→ **WRITTEN REQUEST**: Only the lines from the top of the listing below to the line that has "-0.5, -0.5, 0];" should be echoed, with both ends kept and pictures left out.

→ **DATA PROVIDED**:
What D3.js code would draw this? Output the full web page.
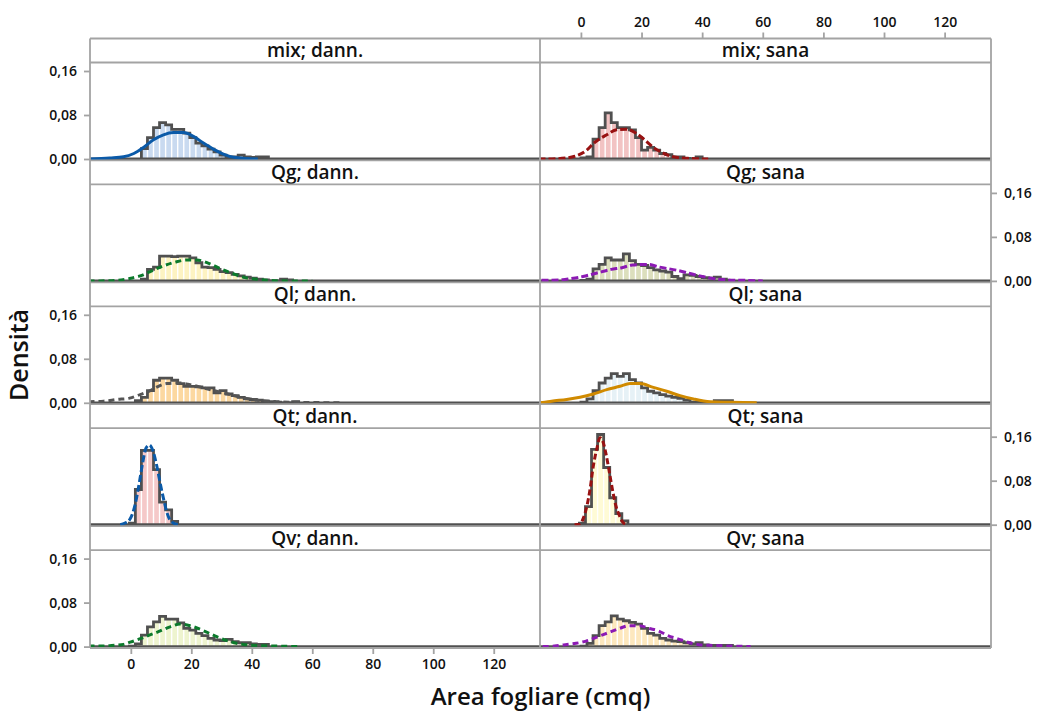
<!DOCTYPE html>
<html>
<head>
<meta charset="utf-8">
<script src="https://cdn.jsdelivr.net/npm/d3@7"></script>
<style>
  body { margin: 0; background: #fff; }
  svg text { font-family: "Open Sans", sans-serif; font-weight: 600; fill: #111; }
</style>
</head>
<body>
<div id="chart"></div>
<script>
// panel titles, in reading order (row by row, left then right)
const panelNames = ["mix; dann.", "mix; sana", "Qg; dann.", "Qg; sana", "Ql; dann.",
  "Ql; sana", "Qt; dann.", "Qt; sana", "Qv; dann.", "Qv; sana"];

const xTicks = [0, 20, 40, 60, 80, 100, 120];
const yTicks = [0, 0.08, 0.16];
const binWidth = 2;

// lower edge of the first bin of each panel
const binStarts = [3.5, 0, 3.5, 0, 1.5, 0, -0.5, -0.5, -0.5, 0];

// histogram densities, one value per bin
const mixDannBins = [0.019, 0.039, 0.057, 0.066, 0.062, 0.054, 0.054, 0.047, 0.039, 0.029, 0.024,
  0.018, 0.013, 0.007, 0.004, 0.004, 0.007, 0.004, 0.003, 0.004, 0.004];
const mixSanaBins = [0.002, 0.004, 0.036, 0.057, 0.084, 0.066, 0.057, 0.057, 0.053, 0.039, 0.016,
  0.021, 0.016, 0.010, 0.008, 0.004, 0.004, 0.001, 0, 0.004];
const qgDannBins = [0.003, 0.021, 0.025, 0.045, 0.045, 0.044, 0.045, 0.045, 0.042, 0.033, 0.025,
  0.024, 0.021, 0.017, 0.015, 0.012, 0.009, 0.007, 0.005, 0.003, 0.002, 0, 0, 0.003, 0.002];
const qgSanaBins = [0.001, 0.003, 0.022, 0.030, 0.042, 0.038, 0.038, 0.049, 0.037, 0.030, 0.028,
  0.024, 0.020, 0.018, 0.016, 0.008, 0.004, 0.011, 0.010, 0.008, 0.006, 0.005, 0.007, 0.003, 0.001];
const qlDannBins = [0.004, 0.010, 0.022, 0.041, 0.045, 0.045, 0.041, 0.035, 0.030, 0.030, 0.029,
  0.027, 0.027, 0.018, 0.022, 0.016, 0.013, 0.010, 0.007, 0.006, 0.005, 0.003, 0.002, 0.001, 0, 0, 0.002];
const qlSanaBins = [0.001, 0.007, 0.022, 0.036, 0.045, 0.053, 0.048, 0.053, 0.042, 0.036, 0.027,
  0.021, 0.018, 0.015, 0.012, 0.010, 0.008, 0.005, 0.001, 0.001, 0, 0, 0.004, 0.004, 0.004];
const qtDannBins = [0.003, 0.064, 0.135, 0.135, 0.100, 0.041, 0.027, 0.006];
const qtSanaBins = [0.003, 0.033, 0.137, 0.164, 0.104, 0.049, 0.020, 0.007];
const qvDannBins = [0.001, 0.005, 0.021, 0.036, 0.045, 0.055, 0.050, 0.050, 0.043, 0.033, 0.030,
  0.024, 0.020, 0.015, 0.012, 0.011, 0.013, 0.009, 0.007, 0.007, 0.005, 0.004, 0.004];
const qvSanaBins = [0.001, 0.006, 0.020, 0.038, 0.045, 0.056, 0.050, 0.047, 0.044, 0.041, 0.033,
  0.024, 0.021, 0.015, 0.012, 0.010, 0.009, 0.007, 0.005, 0.007, 0.003, 0.002, 0.002, 0.002, 0.002];

// fitted density curves, [area, density]
const mixDannFit = [[-14, 0], [-7, 0.002], [-2.4, 0.004], [1, 0.010], [4.2, 0.021], [7.5, 0.035],
  [10.8, 0.044], [14.1, 0.048], [17.4, 0.048], [20.7, 0.041], [24, 0.029], [27.3, 0.018],
  [30.6, 0.009], [34, 0.003], [38, 0.001], [42, 0]];
const mixSanaFit = [[-14, 0], [-11, 0], [-4.7, 0.002], [-2, 0.005], [1.9, 0.016], [4.1, 0.028],
  [8.5, 0.044], [11.8, 0.053], [15.1, 0.054], [18.4, 0.046], [21, 0.035], [23.9, 0.021],
  [26.7, 0.012], [30.5, 0.004], [36, 0.001], [42, 0]];
const qgDannFit = [[-14, 0], [-10, 0], [-4.6, 0.001], [-0.8, 0.004], [3.1, 0.009], [6.4, 0.017],
  [10.2, 0.026], [14.6, 0.034], [18.5, 0.038], [21.8, 0.038], [25.7, 0.032], [30.1, 0.021],
  [33.9, 0.013], [37.8, 0.006], [41.6, 0.003], [46, 0.001], [52, 0], [60, 0]];
const qgSanaFit = [[-13, 0.001], [-6, 0.002], [-3.5, 0.004], [0.7, 0.008], [5, 0.014], [10, 0.021],
  [13.5, 0.024], [17, 0.029], [22, 0.030], [26, 0.025], [32, 0.019], [37, 0.012], [41, 0.007],
  [44, 0.004], [48, 0.002], [54, 0.001], [60, 0]];
const qlDannFit = [[-14, 0.002], [-9, 0.003], [-4.6, 0.006], [-0.4, 0.0085], [3.1, 0.015],
  [6.4, 0.022], [9.1, 0.030], [11.9, 0.035], [16.3, 0.036], [19.6, 0.033], [24, 0.027],
  [28.4, 0.021], [32.8, 0.015], [37.2, 0.009], [41.6, 0.005], [48.2, 0.002], [60, 0.0005], [70, 0]];
const qlSanaFit = [[-14, 0], [-12.6, 0.0006], [-9.7, 0.003], [-4.7, 0.006], [-0.3, 0.010],
  [4.1, 0.016], [8.5, 0.024], [12.9, 0.030], [16.2, 0.035], [19.5, 0.035], [23.9, 0.028],
  [28.3, 0.021], [32.7, 0.013], [37.1, 0.007], [42.6, 0.002], [49.2, 0.001], [58, 0]];
const qtDannFit = [[-3.5, 0], [-1.9, 0.003], [-0.3, 0.010], [1.4, 0.036], [2.8, 0.076], [3.9, 0.112],
  [5, 0.139], [6.1, 0.145], [7.4, 0.133], [8.5, 0.109], [9.8, 0.073], [10.9, 0.045], [12, 0.021],
  [12.9, 0.009], [14.5, 0.002], [16, 0]];
const qtSanaFit = [[-2.1, 0], [-0.3, 0.001], [0.8, 0.012], [2.1, 0.037], [3, 0.064], [4.1, 0.107],
  [5.2, 0.137], [6.3, 0.158], [7.2, 0.152], [8.3, 0.128], [9.4, 0.095], [10.5, 0.061], [11.5, 0.035],
  [12.6, 0.018], [13.9, 0.004], [15.2, 0]];
const qvDannFit = [[-14, 0.001], [-9.6, 0.001], [-6.3, 0.002], [-2.4, 0.004], [-0.2, 0.008],
  [2, 0.012], [4.8, 0.018], [8.6, 0.026], [13, 0.036], [16.3, 0.041], [19.6, 0.038], [24, 0.029],
  [28.4, 0.018], [32.8, 0.009], [37.2, 0.004], [41.6, 0.002], [48.2, 0.001], [56, 0]];
const qvSanaFit = [[-12.6, 0], [-8.7, 0.001], [-5.7, 0.003], [-1.6, 0.006], [1.7, 0.010],
  [5.6, 0.018], [8.9, 0.025], [12.7, 0.033], [16, 0.038], [19.3, 0.038], [22.6, 0.033],
  [25.4, 0.029], [28.7, 0.020], [32, 0.014], [35.3, 0.008], [39.7, 0.003], [44.1, 0.002],
  [49.6, 0.001], [56, 0]];

const allBins = [mixDannBins, mixSanaBins, qgDannBins, qgSanaBins, qlDannBins,
  qlSanaBins, qtDannBins, qtSanaBins, qvDannBins, qvSanaBins];
const allFits = [mixDannFit, mixSanaFit, qgDannFit, qgSanaFit, qlDannFit,
  qlSanaFit, qtDannFit, qtSanaFit, qvDannFit, qvSanaFit];

// styling per panel
const barFills = ["#c9daf0", "#f2c3c3", "#fdf3c2", "#dcdfbd", "#fcd8a0",
  "#e6f1f6", "#f5c9c9", "#fffbd6", "#eef4cf", "#fde8be"];
const fitColors = ["#0b5aa8", "#981212", "#0c7a2c", "#8c1ab4", "#555555",
  "#d08a00", "#0b5aa8", "#981212", "#0c7a2c", "#8c1ab4"];
const fitDashes = [null, "7,3", "6,4", "7,3", "6,4", null, "7,3", "6,3", "6,4", "6,4"];

const width = 1043, height = 717;
const colEdges = [[90, 540], [540, 991]];
const firstTop = 38.5, rowPitch = 121.9, stripH = 24;
const gridColor = "#a3a3a3", outline = "#505050";

const fmt = d3.formatLocale({ decimal: ",", thousands: ".", grouping: [3], currency: ["", "€"] }).format(".2f");

const svg = d3.select("#chart").append("svg")
  .attr("width", width)
  .attr("height", height);

const xScales = colEdges.map(e => d3.scaleLinear().domain([-13.5, 135.3]).range(e));
const rowTop = r => firstTop + r * rowPitch;
const yScales = d3.range(5).map(r => {
  const base = rowTop(r) + stripH + 96.5;
  return d3.scaleLinear().domain([0, 0.16]).range([base, base - 88]);
});

const defs = svg.append("defs");

panelNames.forEach((name, i) => {
  const row = Math.floor(i / 2), col = i % 2;
  const x = xScales[col], y = yScales[row];
  const [x0, x1] = colEdges[col];
  const top = rowTop(row) + stripH, bottom = rowTop(row) + rowPitch;

  defs.append("clipPath").attr("id", "clip" + i)
    .append("rect")
    .attr("x", x0).attr("y", top)
    .attr("width", x1 - x0).attr("height", bottom - top);

  const g = svg.append("g").attr("clip-path", `url(#clip${i})`);
  const bins = allBins[i].map((h, k) => ({ lo: binStarts[i] + k * binWidth, h }));

  g.selectAll("rect.bar")
    .data(bins.filter(d => d.h > 0))
    .enter()
    .append("rect")
    .attr("class", "bar")
    .attr("x", d => x(d.lo) + 0.7)
    .attr("width", d => x(d.lo + binWidth) - x(d.lo) - 1.4)
    .attr("y", d => y(d.h))
    .attr("height", d => y(0) - y(d.h))
    .attr("fill", barFills[i]);

  // outline of the histogram
  const pts = [[bins[0].lo, 0]].concat(bins.map(d => [d.lo, d.h]));
  pts.push([bins[bins.length - 1].lo + binWidth, 0]);
  g.append("path")
    .attr("d", d3.line().x(d => x(d[0])).y(d => y(d[1])).curve(d3.curveStepAfter)(pts))
    .attr("fill", "none")
    .attr("stroke", outline)
    .attr("stroke-width", 2.8);

  g.append("line")
    .attr("x1", x0).attr("x2", x1)
    .attr("y1", y(0)).attr("y2", y(0))
    .attr("stroke", outline)
    .attr("stroke-width", 2.8);

  g.append("path")
    .attr("d", d3.line().x(d => x(d[0])).y(d => y(d[1])).curve(d3.curveMonotoneX)(allFits[i]))
    .attr("fill", "none")
    .attr("stroke", fitColors[i])
    .attr("stroke-width", 3)
    .attr("stroke-dasharray", fitDashes[i]);

  // strip title
  svg.append("text")
    .attr("x", (x0 + x1) / 2)
    .attr("y", rowTop(row) + stripH / 2)
    .attr("dy", "0.36em")
    .attr("text-anchor", "middle")
    .style("font-size", "19px")
    .text(name);
});

// grid frame
const frame = svg.append("g").attr("stroke", gridColor).attr("stroke-width", 1.8);
d3.range(5).forEach(r => {
  [rowTop(r), rowTop(r) + stripH].forEach(yy => {
    frame.append("line").attr("x1", 90).attr("x2", 991).attr("y1", yy).attr("y2", yy);
  });
});
const frameBottom = rowTop(4) + rowPitch;
frame.append("line").attr("x1", 90).attr("x2", 991).attr("y1", frameBottom).attr("y2", frameBottom);
[90, 540, 991].forEach(xx => {
  frame.append("line").attr("x1", xx).attr("x2", xx).attr("y1", firstTop).attr("y2", frameBottom);
});

// axes, alternating sides as in the original
function styleAxis(g) {
  g.select(".domain").remove();
  g.selectAll(".tick line").attr("stroke", gridColor).attr("stroke-width", 1.8);
  g.selectAll(".tick text").style("font-size", "14px").attr("fill", "#111");
}

d3.range(5).forEach(r => {
  const axis = r % 2 === 0
    ? d3.axisLeft(yScales[r]).tickSizeOuter(0)
    : d3.axisRight(yScales[r]).tickSizeOuter(0);
  axis.tickValues(yTicks).tickFormat(fmt).tickSize(6).tickPadding(7);
  svg.append("g")
    .attr("transform", `translate(${r % 2 === 0 ? 90 : 991},0)`)
    .call(axis)
    .call(styleAxis);
});

svg.append("g")
  .attr("transform", `translate(0,${frameBottom})`)
  .call(d3.axisBottom(xScales[0]).tickValues(xTicks).tickSize(6).tickPadding(5))
  .call(styleAxis);

svg.append("g")
  .attr("transform", `translate(0,${firstTop})`)
  .call(d3.axisTop(xScales[1]).tickValues(xTicks).tickSize(6).tickPadding(6))
  .call(styleAxis);

// axis titles
svg.append("text")
  .attr("x", 540.5)
  .attr("y", 697)
  .attr("dy", "0.35em")
  .attr("text-anchor", "middle")
  .style("font-size", "24px")
  .text("Area fogliare (cmq)");

svg.append("text")
  .attr("transform", "translate(19,355) rotate(-90)")
  .attr("dy", "0.35em")
  .attr("text-anchor", "middle")
  .style("font-size", "25px")
  .text("Densità");
</script>
</body>
</html>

→ **THE REPLY**:
What D3.js code would draw this? Output the full web page.
<!DOCTYPE html>
<html>
<head>
<meta charset="utf-8">
<script src="https://cdn.jsdelivr.net/npm/d3@7"></script>
<style>
  body { margin: 0; background: #fff; }
  svg text { font-family: "Open Sans", sans-serif; font-weight: 600; fill: #111; }
</style>
</head>
<body>
<div id="chart"></div>
<script>
// panel titles, in reading order (row by row, left then right)
const panelNames = ["mix; dann.", "mix; sana", "Qg; dann.", "Qg; sana", "Ql; dann.",
  "Ql; sana", "Qt; dann.", "Qt; sana", "Qv; dann.", "Qv; sana"];

const xTicks = [0, 20, 40, 60, 80, 100, 120];
const yTicks = [0, 0.08, 0.16];
const binWidth = 2;

// lower edge of the first bin of each panel
const binStarts = [3.5, 0, 3.5, 0, 1.5, 0, -0.5, -0.5, -0.5, 0];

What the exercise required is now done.